Thirdly, the Appellant’s representatives were given ample opportunity before the FTT, through both written and oral submissions, to make such points as they wished to make, about such materials as they wished to refer to, in contending for a particular construction of the legislation in question. The FTT read and heard those submissions, and considered those materials, and also read and heard HMRC’s submissions, and considered such other materials as were before it, and then produced a long and detailed Decision which engaged expressly with the Appellant’s submissions and the materials to which the Appellant had referred. The mere fact that the FTT did not take from the materials what the Appellant would have liked is not a basis for overturning the Decision. Finally, there was no debate before the FTT as to whether the Appellant should have the opportunity to refer the FTT to such materials as were in the FTT hearing bundle; it was their ultimate relevance and materiality that doubted, as stated at [176] of the Decision (“the extent and the relevance of extrinsic material being deployed…”). There was no procedural unfairness.
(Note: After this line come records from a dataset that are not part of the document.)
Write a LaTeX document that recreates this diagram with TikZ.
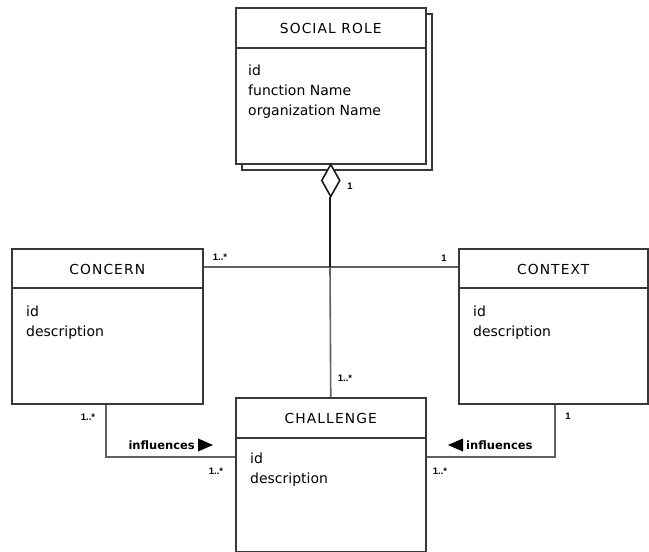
\documentclass[tikz,border=0pt]{standalone}
\usepackage{fontspec}
\setmainfont{DejaVu Sans}
\newfontfamily\titlefont[LetterSpace=8]{DejaVu Sans}
\newfontfamily\multfont{Liberation Sans}
\begin{document}
\begin{tikzpicture}[x=1pt,y=-1pt,
  classbox/.style={draw=black!78, line width=1.5pt, fill=white, inner sep=0pt, anchor=north west},
  classtitle/.style={font=\titlefont\fontsize{13.8}{16}\selectfont, inner sep=0pt},
  attrs/.style={font=\fontsize{14}{20}\selectfont, align=left, anchor=north west, inner sep=0pt},
  sepline/.style={draw=black!78, line width=1.5pt},
  link/.style={draw=black!62, line width=1.6pt},
  aggline/.style={draw=black!90, line width=2pt},
  mult/.style={font=\multfont\bfseries\fontsize{9.5}{11}\selectfont, inner sep=0pt},
  verb/.style={font=\bfseries\fontsize{11.5}{13}\selectfont, inner sep=0pt},
  arrowhead/.style={fill=black, draw=none}]
\useasboundingbox (0,0) rectangle (649,552);

% ---- SOCIAL ROLE (with stacked shadow) ----
\draw[draw=black!78, line width=1.5pt, fill=white] (242,14) rectangle (432,170);
\node[classbox, minimum width=190pt, minimum height=156pt] (social) at (235,7) {};
\draw[sepline] ([yshift=-41pt]social.north west) -- ([yshift=-41pt]social.north east);
\node[classtitle] (socialT) at ([yshift=-21pt]social.north) {SOCIAL ROLE};
\node[attrs] (socialA) at ([xshift=13pt,yshift=-58pt]social.north west) {id\\function Name\\organization Name};

% ---- CONCERN ----
\node[classbox, minimum width=191pt, minimum height=155pt] (concern) at (11,248) {};
\draw[sepline] ([yshift=-40pt]concern.north west) -- ([yshift=-40pt]concern.north east);
\node[classtitle] (concernT) at ([yshift=-21pt]concern.north) {CONCERN};
\node[attrs] (concernA) at ([xshift=15pt,yshift=-58pt]concern.north west) {id\\description};

% ---- CONTEXT ----
\node[classbox, minimum width=189pt, minimum height=155pt] (context) at (458,248) {};
\draw[sepline] ([yshift=-40pt]context.north west) -- ([yshift=-40pt]context.north east);
\node[classtitle] (contextT) at ([yshift=-21pt]context.north) {CONTEXT};
\node[attrs] (contextA) at ([xshift=15pt,yshift=-58pt]context.north west) {id\\description};

% ---- CHALLENGE ----
\node[classbox, minimum width=190pt, minimum height=154pt] (challenge) at (235,397) {};
\draw[sepline] ([yshift=-41pt]challenge.north west) -- ([yshift=-41pt]challenge.north east);
\node[classtitle] (challengeT) at ([yshift=-21pt]challenge.north) {CHALLENGE};
\node[attrs] (challengeA) at ([xshift=15pt,yshift=-56pt]challenge.north west) {id\\description};

% ---- aggregation from SOCIAL ROLE ----
\coordinate (junction) at (330,267);
\coordinate (aggtip) at (330,197);
\coordinate (lbend) at (106,457);
\coordinate (rbend) at (555,457);

\draw[link] (concern.east |- junction) -- (context.west |- junction);
\draw[link] (junction) -- (challenge.north);
\draw[aggline] (aggtip) -- (junction);
\draw[draw=black!90, line width=1.6pt, fill=white, line join=miter]
  (social.south) -- ++(9,16) -- ++(-9,16) -- ++(-9,-16) -- cycle;

% ---- influences links ----
\draw[link] (concern.south -| lbend) -- (lbend) -- (challenge.west |- lbend);
\draw[link] (context.south -| rbend) -- (rbend) -- (challenge.east |- rbend);

% ---- multiplicities ----
\node[mult] (m1) at (350,186) {1};
\node[mult] (m2) at (220,257) {1..*};
\node[mult] (m3) at (444,258) {1};
\node[mult] (m4) at (345,378) {1..*};
\node[mult] (m5) at (88,417) {1..*};
\node[mult] (m6) at (568,416) {1};
\node[mult] (m7) at (216,471) {1..*};
\node[mult] (m8) at (440,471) {1..*};

% ---- association names ----
\node[verb, anchor=east] (inflL) at (195,445) {influences};
\fill[arrowhead] (198,438.5) -- (213,445) -- (198,451.5) -- cycle;
\node[verb, anchor=west] (inflR) at (466,445) {influences};
\fill[arrowhead] (463,438.5) -- (448,445) -- (463,451.5) -- cycle;
\end{tikzpicture}
\end{document}
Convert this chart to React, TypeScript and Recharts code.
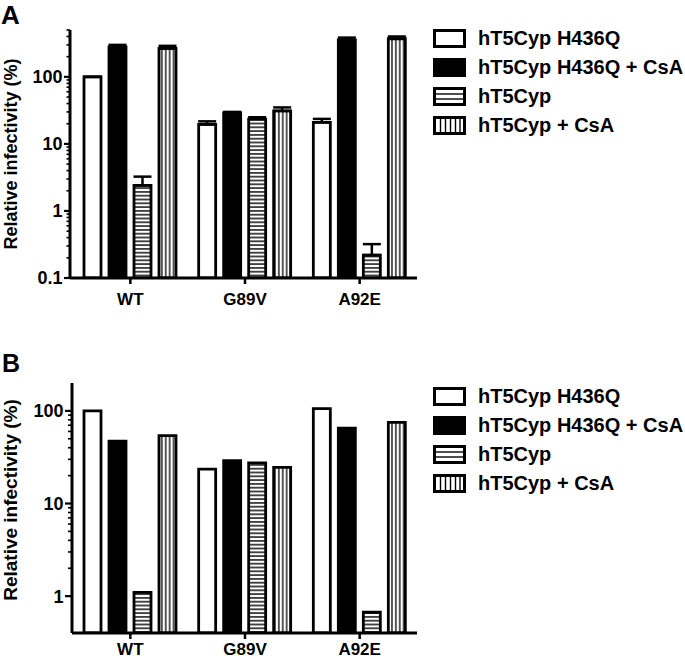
import { Bar, BarChart, ErrorBar, Label, XAxis, YAxis } from 'recharts';

const FONT = 'Arial, "Liberation Sans", Helvetica, sans-serif';

const categories = ['WT', 'G89V', 'A92E'];
const seriesNames = ['hT5Cyp H436Q', 'hT5Cyp H436Q + CsA', 'hT5Cyp', 'hT5Cyp + CsA'];

// Panel A (mean values + upper error)
const aH436Q = [100, 19.5, 21];
const aH436QErr = [0, 2.2, 2.6];
const aH436QCsA = [280, 29, 355];
const aH436QCsAErr = [20, 1, 30];
const aT5 = [2.4, 23.5, 0.22];
const aT5Err = [0.85, 1.5, 0.1];
const aT5CsA = [265, 31, 370];
const aT5CsAErr = [25, 4, 30];

// Panel B (single values)
const bH436Q = [100, 23.5, 106];
const bH436QCsA = [47, 29, 65];
const bT5 = [1.1, 27.5, 0.67];
const bT5CsA = [54, 24.5, 75];

const ticksA = [
  0.1, 0.2, 0.3, 0.4, 0.5, 0.6, 0.7, 0.8, 0.9,
  1, 2, 3, 4, 5, 6, 7, 8, 9,
  10, 20, 30, 40, 50, 60, 70, 80, 90,
  100, 200, 300, 400, 500,
];
const ticksB = [
  1, 2, 3, 4, 5, 6, 7, 8, 9,
  10, 20, 30, 40, 50, 60, 70, 80, 90,
  100,
];

const FILLS = ['#fff', '#000', 'url(#hstripe)', 'url(#vstripe)'];

const rowsA = categories.map((name, i) => ({
  name,
  v0: aH436Q[i],
  e0: [0, aH436QErr[i]],
  v1: aH436QCsA[i],
  e1: [0, aH436QCsAErr[i]],
  v2: aT5[i],
  e2: [0, aT5Err[i]],
  v3: aT5CsA[i],
  e3: [0, aT5CsAErr[i]],
}));

const rowsB = categories.map((name, i) => ({
  name,
  v0: bH436Q[i],
  v1: bH436QCsA[i],
  v2: bT5[i],
  v3: bT5CsA[i],
}));

function isMajor(v: number) {
  const l = Math.log10(v);
  return Math.abs(l - Math.round(l)) < 1e-6;
}

const makeTick = (majorLen: number, minorLen: number) => (props: any) => {
  const { x, y, payload } = props;
  const major = isMajor(payload.value);
  return (
    <g>
      <line
        x1={x - (major ? majorLen : minorLen)}
        x2={x}
        y1={y}
        y2={y}
        stroke="#000"
        strokeWidth={major ? 2.2 : 1.6}
      />
      {major && (
        <text
          x={x - majorLen - 1.5}
          y={y}
          dy="0.36em"
          textAnchor="end"
          fill="#000"
          fontFamily={FONT}
          fontSize={18}
          fontWeight="bold"
        >
          {String(payload.value)}
        </text>
      )}
    </g>
  );
};

interface PanelProps {
  rows: any[];
  domain: [number, number];
  ticks: number[];
  top: number;
  height: number;
  marginTop: number;
  axisWidth: number;
  xAxisHeight: number;
  padLeft: number;
  tickMargin: number;
  majorLen: number;
  minorLen: number;
  titleX: number;
  titleY: number;
  titleSize: number;
  withErr: boolean;
}

function Panel(p: PanelProps) {
  return (
    <div style={{ position: 'absolute', left: 0, top: p.top }}>
      <BarChart
        width={420}
        height={p.height}
        data={p.rows}
        margin={{ top: p.marginTop, right: 3, bottom: 0, left: 0 }}
        barSize={17}
        barGap={8}
      >
        <XAxis
          dataKey="name"
          height={p.xAxisHeight}
          padding={{ left: p.padLeft, right: 0 }}
          axisLine={{ stroke: '#000', strokeWidth: 3 }}
          tickLine={{ stroke: '#000', strokeWidth: 2.5 }}
          tickSize={6}
          tickMargin={p.tickMargin}
          tick={{ fill: '#000', fontSize: 17, fontWeight: 'bold', fontFamily: FONT }}
        />
        <YAxis
          type="number"
          scale="log"
          domain={p.domain}
          allowDataOverflow
          ticks={p.ticks}
          interval={0}
          width={p.axisWidth}
          axisLine={{ stroke: '#000', strokeWidth: 3 }}
          tickLine={false}
          tickSize={0}
          tickMargin={0}
          tick={makeTick(p.majorLen, p.minorLen)}
        >
          <Label
            content={() => (
              <text
                x={p.titleX}
                y={p.titleY}
                transform={`rotate(-90 ${p.titleX} ${p.titleY})`}
                textAnchor="middle"
                dominantBaseline="central"
                fill="#000"
                fontFamily={FONT}
                fontSize={p.titleSize}
                fontWeight="bold"
              >
                Relative infectivity (%)
              </text>
            )}
          />
        </YAxis>
        {seriesNames.map((s, i) => (
          <Bar
            key={s}
            name={s}
            dataKey={`v${i}`}
            fill={FILLS[i]}
            stroke="#000"
            strokeWidth={2.8}
            isAnimationActive={false}
          >
            {p.withErr && (
              <ErrorBar
                dataKey={`e${i}`}
                direction="y"
                width={9}
                stroke="#000"
                strokeWidth={2.5}
                isAnimationActive={false}
              />
            )}
          </Bar>
        ))}
      </BarChart>
    </div>
  );
}

function Swatch({ index }: { index: number }) {
  return (
    <svg width={33} height={19} style={{ display: 'block' }}>
      <rect x={1.5} y={1.5} width={30} height={16} fill={index === 1 ? '#000' : '#fff'} stroke="#000" strokeWidth={3} />
      {index === 2 &&
        [7, 12].map((yy) => <line key={yy} x1={2} x2={31} y1={yy} y2={yy} stroke="#000" strokeWidth={1.4} />)}
      {index === 3 &&
        [7.5, 12.5, 17.5, 22.5, 27].map((xx) => (
          <line key={xx} x1={xx} x2={xx} y1={2} y2={17} stroke="#000" strokeWidth={1.4} />
        ))}
    </svg>
  );
}

function LegendBlock({ rowCenters }: { rowCenters: number[] }) {
  return (
    <>
      {seriesNames.map((s, i) => (
        <div
          key={s}
          style={{
            position: 'absolute',
            left: 433,
            top: rowCenters[i] - 12,
            height: 24,
            display: 'flex',
            alignItems: 'center',
            whiteSpace: 'nowrap',
          }}
        >
          <Swatch index={i} />
          <span
            style={{
              marginLeft: 12,
              fontFamily: FONT,
              fontWeight: 'bold',
              fontSize: 20,
              color: '#000',
            }}
          >
            {s}
          </span>
        </div>
      ))}
    </>
  );
}

export default function App() {
  return (
    <div style={{ position: 'absolute', left: 0, top: 0, width: 685, height: 659, background: '#fff', overflow: 'hidden' }}>
      <svg width={0} height={0} style={{ position: 'absolute' }}>
        <defs>
          <pattern id="hstripe" patternUnits="userSpaceOnUse" width={8} height={3.8}>
            <rect width={8} height={3.8} fill="#fff" />
            <rect y={1.2} width={8} height={1.4} fill="#000" />
          </pattern>
          <pattern id="vstripe" patternUnits="userSpaceOnUse" width={3.9} height={8}>
            <rect width={3.9} height={8} fill="#fff" />
            <rect x={1.3} width={1.3} height={8} fill="#000" />
          </pattern>
        </defs>
      </svg>

      <Panel
        rows={rowsA}
        domain={[0.1, 500]}
        ticks={ticksA}
        top={0}
        height={330}
        marginTop={30}
        axisWidth={70}
        xAxisHeight={52}
        padLeft={3}
        tickMargin={9}
        majorLen={6}
        minorLen={3.5}
        titleX={11}
        titleY={154}
        titleSize={18}
        withErr
      />
      <Panel
        rows={rowsB}
        domain={[0.4, 200]}
        ticks={ticksB}
        top={330}
        height={329}
        marginTop={53}
        axisWidth={72}
        xAxisHeight={26}
        padLeft={1}
        tickMargin={4}
        majorLen={7}
        minorLen={4}
        titleX={10}
        titleY={170}
        titleSize={19}
        withErr={false}
      />

      <div style={{ position: 'absolute', left: 1, top: 0, fontFamily: FONT, fontWeight: 'bold', fontSize: 26, lineHeight: '30px' }}>A</div>
      <div style={{ position: 'absolute', left: 2, top: 348, fontFamily: FONT, fontWeight: 'bold', fontSize: 25, lineHeight: '30px' }}>B</div>

      <LegendBlock rowCenters={[38, 67, 96.5, 125.5]} />
      <LegendBlock rowCenters={[396, 425, 454, 483]} />
    </div>
  );
}
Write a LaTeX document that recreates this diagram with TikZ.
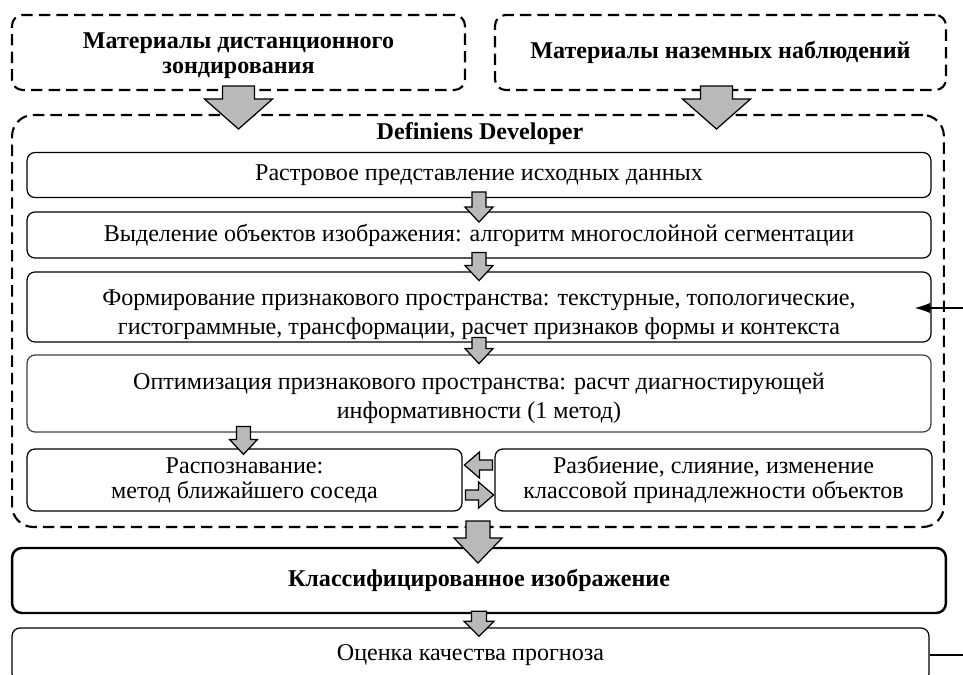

Ms Nathan KC took us at length through the following the same and additional extra statutory materials during the hearing: Inland Revenue Consultative Document, ‘The Taxation of Gilts and Bonds’ (May, 1995); Bank of England Consultative Paper, ‘Strips and new instruments in the Gilt-Edged Market’ (May, 1995); Annex A, Minutes of Evidence to the Treasury Select Committee, January 2000; Standing Committee B debate, 17 June 2003, Col 611 925; and Explanatory Notes to clause 181, Finance Bill 2003.
She relied on the fact that passages from these documents evidence that part of the legislative intent behind Schedule 13, FA 1996 in its various iterations was to encourage a market for gilts and the various provisions were not aimed at anti-avoidance. However, there was nothing contained within what Ms Nathan KC cites which supports her construction of paragraph 14A specifically or Schedule 13 generally: nothing which states or implies that the concept of “loss” or ‘amount payable on the transfer’ involves an artificial loss devoid of commercial or economic reality. The explanation for such absence in the materials is that the Appellant’s interpretation was not part of Parliament’s intent and the construction of the provisions applied by the FTT was the proper one.
We dismiss Ground 4.
Conclusion and disposition
We have rejected each of the Appellant’s grounds of appeal and the appeal must be dismissed. There was no material error of law made by the FTT in a Decision which was carefully and conscientiously constructed. The FTT Decision is confirmed.